• _WHAT IS BEING ASKED_:
Copy the listing below in full and skip every picture.

• _DATA EXCERPT_:
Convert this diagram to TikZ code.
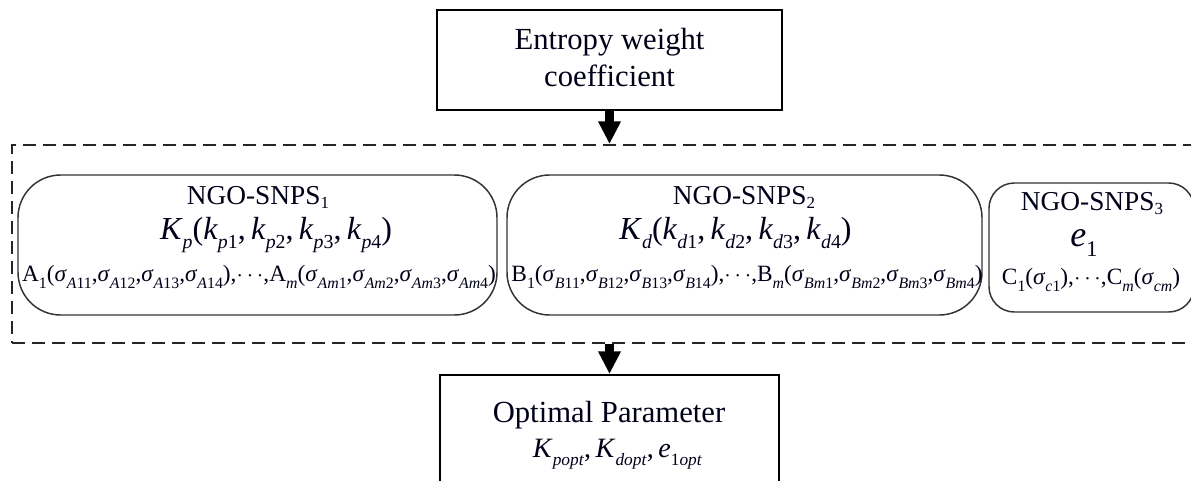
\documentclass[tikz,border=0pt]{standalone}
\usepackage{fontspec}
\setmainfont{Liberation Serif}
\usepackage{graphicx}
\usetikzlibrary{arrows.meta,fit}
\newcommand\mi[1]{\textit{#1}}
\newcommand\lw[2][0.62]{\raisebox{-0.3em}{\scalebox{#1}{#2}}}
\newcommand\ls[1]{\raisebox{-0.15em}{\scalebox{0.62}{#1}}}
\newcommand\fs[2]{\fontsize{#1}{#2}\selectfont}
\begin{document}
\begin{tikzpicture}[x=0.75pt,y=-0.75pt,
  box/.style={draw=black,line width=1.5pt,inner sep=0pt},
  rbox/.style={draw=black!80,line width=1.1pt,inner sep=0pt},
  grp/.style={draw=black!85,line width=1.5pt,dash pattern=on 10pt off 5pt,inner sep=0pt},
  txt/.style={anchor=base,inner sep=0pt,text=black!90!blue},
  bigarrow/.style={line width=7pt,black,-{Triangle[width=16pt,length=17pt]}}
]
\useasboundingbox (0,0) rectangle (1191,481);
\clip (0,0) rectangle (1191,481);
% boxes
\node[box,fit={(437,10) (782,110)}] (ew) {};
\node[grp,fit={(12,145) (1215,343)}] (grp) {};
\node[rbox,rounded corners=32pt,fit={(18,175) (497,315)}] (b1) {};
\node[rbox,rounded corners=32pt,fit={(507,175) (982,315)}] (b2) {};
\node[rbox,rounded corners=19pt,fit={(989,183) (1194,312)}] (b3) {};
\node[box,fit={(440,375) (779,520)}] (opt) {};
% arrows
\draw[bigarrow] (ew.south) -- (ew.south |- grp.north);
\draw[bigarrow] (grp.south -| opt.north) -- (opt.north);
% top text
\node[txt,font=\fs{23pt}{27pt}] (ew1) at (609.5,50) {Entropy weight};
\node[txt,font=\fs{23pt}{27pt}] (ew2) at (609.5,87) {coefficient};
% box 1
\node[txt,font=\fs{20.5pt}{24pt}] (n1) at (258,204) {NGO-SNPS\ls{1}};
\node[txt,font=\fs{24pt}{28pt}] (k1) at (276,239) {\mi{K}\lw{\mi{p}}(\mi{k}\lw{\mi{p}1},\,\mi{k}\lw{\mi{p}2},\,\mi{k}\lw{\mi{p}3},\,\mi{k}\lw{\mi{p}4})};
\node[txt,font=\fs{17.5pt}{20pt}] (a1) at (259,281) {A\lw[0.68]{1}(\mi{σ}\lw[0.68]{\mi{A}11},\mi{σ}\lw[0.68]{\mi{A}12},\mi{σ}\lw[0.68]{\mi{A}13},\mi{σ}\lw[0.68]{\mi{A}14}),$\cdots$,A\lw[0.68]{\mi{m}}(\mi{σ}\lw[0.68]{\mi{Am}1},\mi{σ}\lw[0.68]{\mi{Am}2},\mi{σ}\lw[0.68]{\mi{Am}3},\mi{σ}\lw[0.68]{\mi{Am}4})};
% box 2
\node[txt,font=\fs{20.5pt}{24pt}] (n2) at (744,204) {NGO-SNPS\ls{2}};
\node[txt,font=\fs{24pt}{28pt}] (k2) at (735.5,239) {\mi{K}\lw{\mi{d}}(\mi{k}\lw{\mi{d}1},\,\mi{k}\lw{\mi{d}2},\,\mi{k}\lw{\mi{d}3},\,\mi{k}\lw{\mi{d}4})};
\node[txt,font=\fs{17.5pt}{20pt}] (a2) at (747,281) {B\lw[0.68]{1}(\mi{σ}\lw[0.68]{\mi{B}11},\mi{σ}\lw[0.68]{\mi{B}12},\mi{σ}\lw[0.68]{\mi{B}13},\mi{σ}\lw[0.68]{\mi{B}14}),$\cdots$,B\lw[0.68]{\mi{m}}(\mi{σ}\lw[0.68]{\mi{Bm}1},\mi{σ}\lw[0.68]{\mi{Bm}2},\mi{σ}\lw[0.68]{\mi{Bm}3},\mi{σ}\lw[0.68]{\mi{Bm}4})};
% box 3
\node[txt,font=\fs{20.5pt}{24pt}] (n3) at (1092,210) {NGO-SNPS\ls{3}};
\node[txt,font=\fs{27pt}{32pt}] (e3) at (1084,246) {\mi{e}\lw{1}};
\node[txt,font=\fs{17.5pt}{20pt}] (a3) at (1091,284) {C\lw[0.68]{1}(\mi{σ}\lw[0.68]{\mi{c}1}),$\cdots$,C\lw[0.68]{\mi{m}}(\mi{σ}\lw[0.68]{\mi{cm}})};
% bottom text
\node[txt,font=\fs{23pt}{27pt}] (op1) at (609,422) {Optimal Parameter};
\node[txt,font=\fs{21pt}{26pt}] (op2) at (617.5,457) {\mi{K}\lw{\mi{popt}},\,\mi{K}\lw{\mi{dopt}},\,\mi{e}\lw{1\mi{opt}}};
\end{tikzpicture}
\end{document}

• _FULL SOLUTION_:
Convert this diagram to TikZ code.
\documentclass[tikz,border=0pt]{standalone}
\usepackage{fontspec}
\setmainfont{Liberation Serif}
\usepackage{graphicx}
\usetikzlibrary{arrows.meta,fit}
\newcommand\mi[1]{\textit{#1}}
\newcommand\lw[2][0.62]{\raisebox{-0.3em}{\scalebox{#1}{#2}}}
\newcommand\ls[1]{\raisebox{-0.15em}{\scalebox{0.62}{#1}}}
\newcommand\fs[2]{\fontsize{#1}{#2}\selectfont}
\begin{document}
\begin{tikzpicture}[x=0.75pt,y=-0.75pt,
  box/.style={draw=black,line width=1.5pt,inner sep=0pt},
  rbox/.style={draw=black!80,line width=1.1pt,inner sep=0pt},
  grp/.style={draw=black!85,line width=1.5pt,dash pattern=on 10pt off 5pt,inner sep=0pt},
  txt/.style={anchor=base,inner sep=0pt,text=black!90!blue},
  bigarrow/.style={line width=7pt,black,-{Triangle[width=16pt,length=17pt]}}
]
\useasboundingbox (0,0) rectangle (1191,481);
\clip (0,0) rectangle (1191,481);
% boxes
\node[box,fit={(437,10) (782,110)}] (ew) {};
\node[grp,fit={(12,145) (1215,343)}] (grp) {};
\node[rbox,rounded corners=32pt,fit={(18,175) (497,315)}] (b1) {};
\node[rbox,rounded corners=32pt,fit={(507,175) (982,315)}] (b2) {};
\node[rbox,rounded corners=19pt,fit={(989,183) (1194,312)}] (b3) {};
\node[box,fit={(440,375) (779,520)}] (opt) {};
% arrows
\draw[bigarrow] (ew.south) -- (ew.south |- grp.north);
\draw[bigarrow] (grp.south -| opt.north) -- (opt.north);
% top text
\node[txt,font=\fs{23pt}{27pt}] (ew1) at (609.5,50) {Entropy weight};
\node[txt,font=\fs{23pt}{27pt}] (ew2) at (609.5,87) {coefficient};
% box 1
\node[txt,font=\fs{20.5pt}{24pt}] (n1) at (258,204) {NGO-SNPS\ls{1}};
\node[txt,font=\fs{24pt}{28pt}] (k1) at (276,239) {\mi{K}\lw{\mi{p}}(\mi{k}\lw{\mi{p}1},\,\mi{k}\lw{\mi{p}2},\,\mi{k}\lw{\mi{p}3},\,\mi{k}\lw{\mi{p}4})};
\node[txt,font=\fs{17.5pt}{20pt}] (a1) at (259,281) {A\lw[0.68]{1}(\mi{σ}\lw[0.68]{\mi{A}11},\mi{σ}\lw[0.68]{\mi{A}12},\mi{σ}\lw[0.68]{\mi{A}13},\mi{σ}\lw[0.68]{\mi{A}14}),$\cdots$,A\lw[0.68]{\mi{m}}(\mi{σ}\lw[0.68]{\mi{Am}1},\mi{σ}\lw[0.68]{\mi{Am}2},\mi{σ}\lw[0.68]{\mi{Am}3},\mi{σ}\lw[0.68]{\mi{Am}4})};
% box 2
\node[txt,font=\fs{20.5pt}{24pt}] (n2) at (744,204) {NGO-SNPS\ls{2}};
\node[txt,font=\fs{24pt}{28pt}] (k2) at (735.5,239) {\mi{K}\lw{\mi{d}}(\mi{k}\lw{\mi{d}1},\,\mi{k}\lw{\mi{d}2},\,\mi{k}\lw{\mi{d}3},\,\mi{k}\lw{\mi{d}4})};
\node[txt,font=\fs{17.5pt}{20pt}] (a2) at (747,281) {B\lw[0.68]{1}(\mi{σ}\lw[0.68]{\mi{B}11},\mi{σ}\lw[0.68]{\mi{B}12},\mi{σ}\lw[0.68]{\mi{B}13},\mi{σ}\lw[0.68]{\mi{B}14}),$\cdots$,B\lw[0.68]{\mi{m}}(\mi{σ}\lw[0.68]{\mi{Bm}1},\mi{σ}\lw[0.68]{\mi{Bm}2},\mi{σ}\lw[0.68]{\mi{Bm}3},\mi{σ}\lw[0.68]{\mi{Bm}4})};
% box 3
\node[txt,font=\fs{20.5pt}{24pt}] (n3) at (1092,210) {NGO-SNPS\ls{3}};
\node[txt,font=\fs{27pt}{32pt}] (e3) at (1084,246) {\mi{e}\lw{1}};
\node[txt,font=\fs{17.5pt}{20pt}] (a3) at (1091,284) {C\lw[0.68]{1}(\mi{σ}\lw[0.68]{\mi{c}1}),$\cdots$,C\lw[0.68]{\mi{m}}(\mi{σ}\lw[0.68]{\mi{cm}})};
% bottom text
\node[txt,font=\fs{23pt}{27pt}] (op1) at (609,422) {Optimal Parameter};
\node[txt,font=\fs{21pt}{26pt}] (op2) at (617.5,457) {\mi{K}\lw{\mi{popt}},\,\mi{K}\lw{\mi{dopt}},\,\mi{e}\lw{1\mi{opt}}};
\end{tikzpicture}
\end{document}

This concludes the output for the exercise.